* _Stored data_:
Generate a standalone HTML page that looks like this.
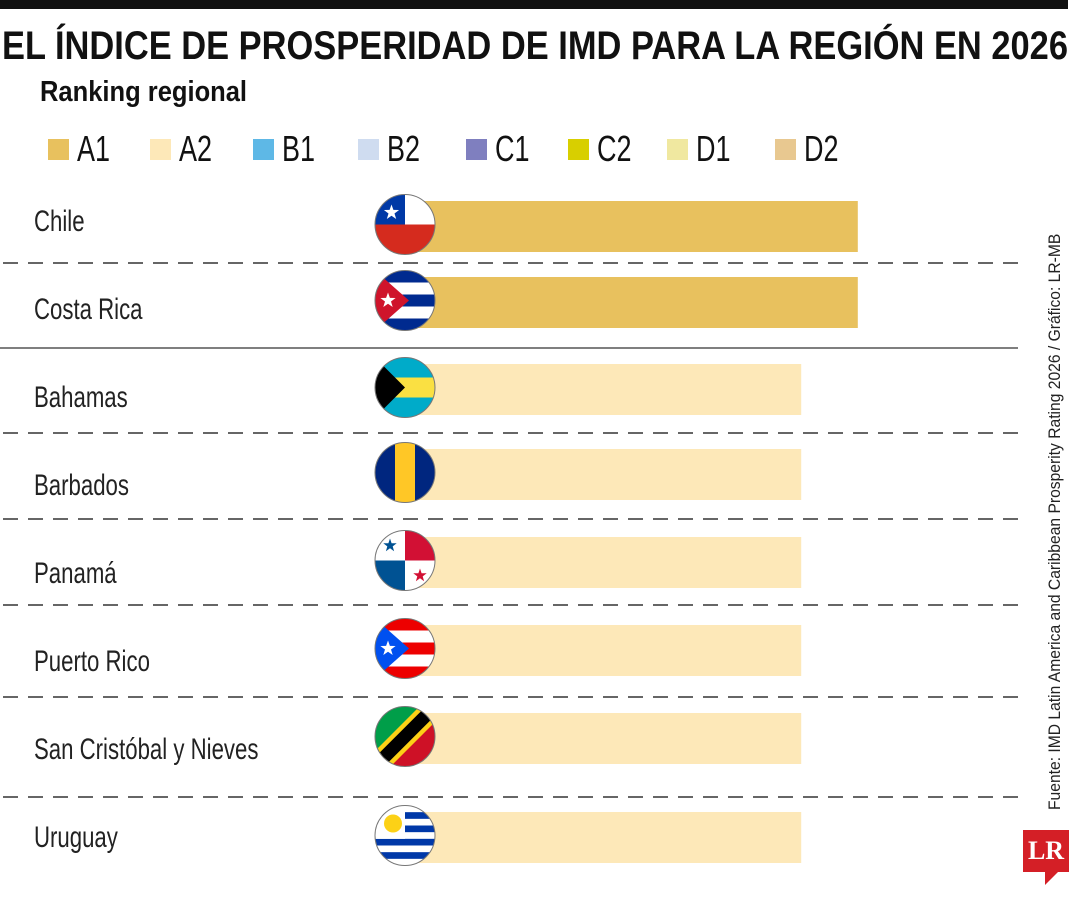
<!DOCTYPE html>
<html><head><meta charset="utf-8">
<style>
body{margin:0;width:1080px;height:900px;background:#fff;overflow:hidden;font-family:"Liberation Sans Narrow","Liberation Sans",sans-serif;position:relative}
.abs{position:absolute}
</style></head><body>
<div class="abs" style="left:0;top:0;width:1068px;height:9px;background:#111"></div>
<div class="abs" id="title" style="left:2px;top:24px;font-size:40px;font-weight:bold;color:#111;white-space:nowrap;transform-origin:0 0">EL ÍNDICE DE PROSPERIDAD DE IMD PARA LA REGIÓN EN 2026</div>
<div class="abs" style="left:40px;top:76px;font-size:29px;font-weight:bold;color:#111;white-space:nowrap;transform-origin:0 0;transform:scaleX(0.88)">Ranking regional</div>
<svg class="abs" style="left:0;top:0" width="1080" height="900" id="chart"></svg>
<div class="abs" style="left:1045px;top:810px;transform-origin:0 0;transform:rotate(-90deg) scaleX(0.92);font-size:17px;color:#222;white-space:nowrap">Fuente: IMD Latin America and Caribbean Prosperity Rating 2026 / Gráfico: LR-MB</div>
<div class="abs" style="left:1023px;top:830px;width:46px;height:42px;background:#d41f26;color:#fff;font-family:'Liberation Serif',serif;font-weight:bold;font-size:26px;text-align:center;line-height:42px">LR</div>
<div class="abs" style="left:1045px;top:871px;width:0;height:0;border-right:14px solid transparent;border-top:14px solid #d41f26"></div>
<script>
const categories=["Chile","Costa Rica","Bahamas","Barbados","Panamá","Puerto Rico","San Cristóbal y Nieves","Uruguay"];
const ratings=["A1","A1","A2","A2","A2","A2","A2","A2"];
const values=[8,8,7,7,7,7,7,7];
const legendLabels=["A1","A2","B1","B2","C1","C2","D1","D2"];
const legendColors=["#e8c15e","#fde8b8","#5eb8e6","#cfdcf0","#7f7fbf","#d8cf00","#f0e8a0","#e8c890"];
const tEl=document.getElementById('title');
tEl.style.transform='scaleX('+(1066/tEl.scrollWidth)+')';
const svg=document.getElementById('chart');
const NS="http://www.w3.org/2000/svg";
function mk(t,a,p){const e=document.createElementNS(NS,t);for(const k in a)e.setAttribute(k,a[k]);(p||svg).appendChild(e);return e;}
const x0=405;function xs(v){return x0+v*56.6;}
const rowTops=[201,277,364,449,537,625,713,812];
function yRow(i){return rowTops[i];}
function yLabel(i){return 231+i*88;}
const legX=[48,150,253,358,466,568,667,775];
legendLabels.forEach((l,i)=>{
 const r=mk('rect',{x:legX[i],y:139,width:21,height:21,fill:legendColors[i]});
 
 
 const t=mk('text',{x:0,y:0,'font-size':36,fill:'#111',transform:`translate(${legX[i]+29},161) scale(0.75,1)`});t.textContent=l;
 
 
});
[263,433,519,605,697,797].forEach(y=>{
 const l=mk('line',{x1:3,x2:1018,y1:y,y2:y,stroke:'#333','stroke-width':1.5,'stroke-dasharray':'15,10'});
 
 
});
const sl=mk('line',{x1:0,x2:1018,y1:348,y2:348,stroke:'#333','stroke-width':1.2});


const colorOf={A1:'#e8c15e',A2:'#fde8b8'};
categories.forEach((c,i)=>{
 const y=yRow(i),h=51;
 const b=mk('rect',{x:x0,y:y,width:xs(values[i])-x0,height:h,fill:colorOf[ratings[i]]});
 
 
 const t=mk('text',{x:0,y:0,'font-size':30,fill:'#222',transform:`translate(34,${yLabel(i)}) scale(0.74,1)`});t.textContent=c;
 
 
 drawFlag(i,405,y+h/2-2);
});
function star(g,cx,cy,r,f){let p=[];for(let k=0;k<10;k++){const a=-Math.PI/2+k*Math.PI/5,rr=k%2?r*0.4:r;p.push((cx+rr*Math.cos(a)).toFixed(1)+','+(cy+rr*Math.sin(a)).toFixed(1));}mk('polygon',{points:p.join(' '),fill:f},g);}
function drawFlag(i,cx,cy){
 const r=30,id='cl'+i;
 const cp=mk('clipPath',{id:id});mk('circle',{cx:cx,cy:cy,r:r},cp);
 const g=mk('g',{'clip-path':'url(#'+id+')'});
 
 
 function R(x,y,w,h,f){mk('rect',{x:x,y:y,width:w,height:h,fill:f},g);}
 function P(pts,f){mk('polygon',{points:pts,fill:f},g);}
 const L=cx-r,T=cy-r,W=2*r;
 if(i==0){R(L,T,W,W,'#d52b1e');R(L,T,W,r,'#fff');R(L,T,r,r,'#0039a6');star(g,L+r*0.55,T+r*0.6,8,'#fff');}
 else if(i==1){for(let k=0;k<5;k++)R(L,T+k*W/5,W,W/5,k%2?'#fff':'#002a8f');P(`${L},${T} ${cx+4},${cy} ${L},${T+W}`,'#cf142b');star(g,L+13,cy,8,'#fff');}
 else if(i==2){R(L,T,W,W/3,'#00abc9');R(L,T+W/3,W,W/3,'#fae042');R(L,T+2*W/3,W,W/3,'#00abc9');P(`${L},${T} ${cx},${cy} ${L},${T+W}`,'#000');}
 else if(i==3){R(L,T,W/3,W,'#00267f');R(L+W/3,T,W/3,W,'#ffc726');R(L+2*W/3,T,W/3,W,'#00267f');}
 else if(i==4){R(L,T,W,W,'#fff');R(cx,T,r,r,'#d21034');R(L,cy,r,r,'#005293');star(g,L+r/2,T+r/2,7,'#005293');star(g,cx+r/2,cy+r/2,7,'#d21034');}
 else if(i==5){for(let k=0;k<5;k++)R(L,T+k*W/5,W,W/5,k%2?'#fff':'#ed0000');P(`${L},${T} ${cx+4},${cy} ${L},${T+W}`,'#0050f0');star(g,L+13,cy,8,'#fff');}
 else if(i==6){P(`${L},${T} ${L+W},${T} ${L},${T+W}`,'#009e49');P(`${L+W},${T} ${L+W},${T+W} ${L},${T+W}`,'#ce1126');mk('line',{x1:L+W,y1:T,x2:L,y2:T+W,stroke:'#fcd116','stroke-width':22},g);mk('line',{x1:L+W,y1:T,x2:L,y2:T+W,stroke:'#000','stroke-width':13},g);}
 else {R(L,T,W,W,'#fff');for(let k=1;k<9;k+=2)R(L,T+k*W/9,W,W/9,'#0038a8');R(L,T,r,5*W/9,'#fff');mk('circle',{cx:L+r/2+3,cy:T+r/2+3,r:9,fill:'#fcd116'},g);}
 const o=mk('circle',{cx:cx,cy:cy,r:r,fill:'none',stroke:'#777','stroke-width':1});
 
 
}
</script>
</body></html>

* _Work required_: Copy the listing over exactly, skipping the pictures it holds.

* _Full answer_:
Generate a standalone HTML page that looks like this.
<!DOCTYPE html>
<html><head><meta charset="utf-8">
<style>
body{margin:0;width:1080px;height:900px;background:#fff;overflow:hidden;font-family:"Liberation Sans Narrow","Liberation Sans",sans-serif;position:relative}
.abs{position:absolute}
</style></head><body>
<div class="abs" style="left:0;top:0;width:1068px;height:9px;background:#111"></div>
<div class="abs" id="title" style="left:2px;top:24px;font-size:40px;font-weight:bold;color:#111;white-space:nowrap;transform-origin:0 0">EL ÍNDICE DE PROSPERIDAD DE IMD PARA LA REGIÓN EN 2026</div>
<div class="abs" style="left:40px;top:76px;font-size:29px;font-weight:bold;color:#111;white-space:nowrap;transform-origin:0 0;transform:scaleX(0.88)">Ranking regional</div>
<svg class="abs" style="left:0;top:0" width="1080" height="900" id="chart"></svg>
<div class="abs" style="left:1045px;top:810px;transform-origin:0 0;transform:rotate(-90deg) scaleX(0.92);font-size:17px;color:#222;white-space:nowrap">Fuente: IMD Latin America and Caribbean Prosperity Rating 2026 / Gráfico: LR-MB</div>
<div class="abs" style="left:1023px;top:830px;width:46px;height:42px;background:#d41f26;color:#fff;font-family:'Liberation Serif',serif;font-weight:bold;font-size:26px;text-align:center;line-height:42px">LR</div>
<div class="abs" style="left:1045px;top:871px;width:0;height:0;border-right:14px solid transparent;border-top:14px solid #d41f26"></div>
<script>
const categories=["Chile","Costa Rica","Bahamas","Barbados","Panamá","Puerto Rico","San Cristóbal y Nieves","Uruguay"];
const ratings=["A1","A1","A2","A2","A2","A2","A2","A2"];
const values=[8,8,7,7,7,7,7,7];
const legendLabels=["A1","A2","B1","B2","C1","C2","D1","D2"];
const legendColors=["#e8c15e","#fde8b8","#5eb8e6","#cfdcf0","#7f7fbf","#d8cf00","#f0e8a0","#e8c890"];
const tEl=document.getElementById('title');
tEl.style.transform='scaleX('+(1066/tEl.scrollWidth)+')';
const svg=document.getElementById('chart');
const NS="http://www.w3.org/2000/svg";
function mk(t,a,p){const e=document.createElementNS(NS,t);for(const k in a)e.setAttribute(k,a[k]);(p||svg).appendChild(e);return e;}
const x0=405;function xs(v){return x0+v*56.6;}
const rowTops=[201,277,364,449,537,625,713,812];
function yRow(i){return rowTops[i];}
function yLabel(i){return 231+i*88;}
const legX=[48,150,253,358,466,568,667,775];
legendLabels.forEach((l,i)=>{
 const r=mk('rect',{x:legX[i],y:139,width:21,height:21,fill:legendColors[i]});
 
 
 const t=mk('text',{x:0,y:0,'font-size':36,fill:'#111',transform:`translate(${legX[i]+29},161) scale(0.75,1)`});t.textContent=l;
 
 
});
[263,433,519,605,697,797].forEach(y=>{
 const l=mk('line',{x1:3,x2:1018,y1:y,y2:y,stroke:'#333','stroke-width':1.5,'stroke-dasharray':'15,10'});
 
 
});
const sl=mk('line',{x1:0,x2:1018,y1:348,y2:348,stroke:'#333','stroke-width':1.2});


const colorOf={A1:'#e8c15e',A2:'#fde8b8'};
categories.forEach((c,i)=>{
 const y=yRow(i),h=51;
 const b=mk('rect',{x:x0,y:y,width:xs(values[i])-x0,height:h,fill:colorOf[ratings[i]]});
 
 
 const t=mk('text',{x:0,y:0,'font-size':30,fill:'#222',transform:`translate(34,${yLabel(i)}) scale(0.74,1)`});t.textContent=c;
 
 
 drawFlag(i,405,y+h/2-2);
});
function star(g,cx,cy,r,f){let p=[];for(let k=0;k<10;k++){const a=-Math.PI/2+k*Math.PI/5,rr=k%2?r*0.4:r;p.push((cx+rr*Math.cos(a)).toFixed(1)+','+(cy+rr*Math.sin(a)).toFixed(1));}mk('polygon',{points:p.join(' '),fill:f},g);}
function drawFlag(i,cx,cy){
 const r=30,id='cl'+i;
 const cp=mk('clipPath',{id:id});mk('circle',{cx:cx,cy:cy,r:r},cp);
 const g=mk('g',{'clip-path':'url(#'+id+')'});
 
 
 function R(x,y,w,h,f){mk('rect',{x:x,y:y,width:w,height:h,fill:f},g);}
 function P(pts,f){mk('polygon',{points:pts,fill:f},g);}
 const L=cx-r,T=cy-r,W=2*r;
 if(i==0){R(L,T,W,W,'#d52b1e');R(L,T,W,r,'#fff');R(L,T,r,r,'#0039a6');star(g,L+r*0.55,T+r*0.6,8,'#fff');}
 else if(i==1){for(let k=0;k<5;k++)R(L,T+k*W/5,W,W/5,k%2?'#fff':'#002a8f');P(`${L},${T} ${cx+4},${cy} ${L},${T+W}`,'#cf142b');star(g,L+13,cy,8,'#fff');}
 else if(i==2){R(L,T,W,W/3,'#00abc9');R(L,T+W/3,W,W/3,'#fae042');R(L,T+2*W/3,W,W/3,'#00abc9');P(`${L},${T} ${cx},${cy} ${L},${T+W}`,'#000');}
 else if(i==3){R(L,T,W/3,W,'#00267f');R(L+W/3,T,W/3,W,'#ffc726');R(L+2*W/3,T,W/3,W,'#00267f');}
 else if(i==4){R(L,T,W,W,'#fff');R(cx,T,r,r,'#d21034');R(L,cy,r,r,'#005293');star(g,L+r/2,T+r/2,7,'#005293');star(g,cx+r/2,cy+r/2,7,'#d21034');}
 else if(i==5){for(let k=0;k<5;k++)R(L,T+k*W/5,W,W/5,k%2?'#fff':'#ed0000');P(`${L},${T} ${cx+4},${cy} ${L},${T+W}`,'#0050f0');star(g,L+13,cy,8,'#fff');}
 else if(i==6){P(`${L},${T} ${L+W},${T} ${L},${T+W}`,'#009e49');P(`${L+W},${T} ${L+W},${T+W} ${L},${T+W}`,'#ce1126');mk('line',{x1:L+W,y1:T,x2:L,y2:T+W,stroke:'#fcd116','stroke-width':22},g);mk('line',{x1:L+W,y1:T,x2:L,y2:T+W,stroke:'#000','stroke-width':13},g);}
 else {R(L,T,W,W,'#fff');for(let k=1;k<9;k+=2)R(L,T+k*W/9,W,W/9,'#0038a8');R(L,T,r,5*W/9,'#fff');mk('circle',{cx:L+r/2+3,cy:T+r/2+3,r:9,fill:'#fcd116'},g);}
 const o=mk('circle',{cx:cx,cy:cy,r:r,fill:'none',stroke:'#777','stroke-width':1});
 
 
}
</script>
</body></html>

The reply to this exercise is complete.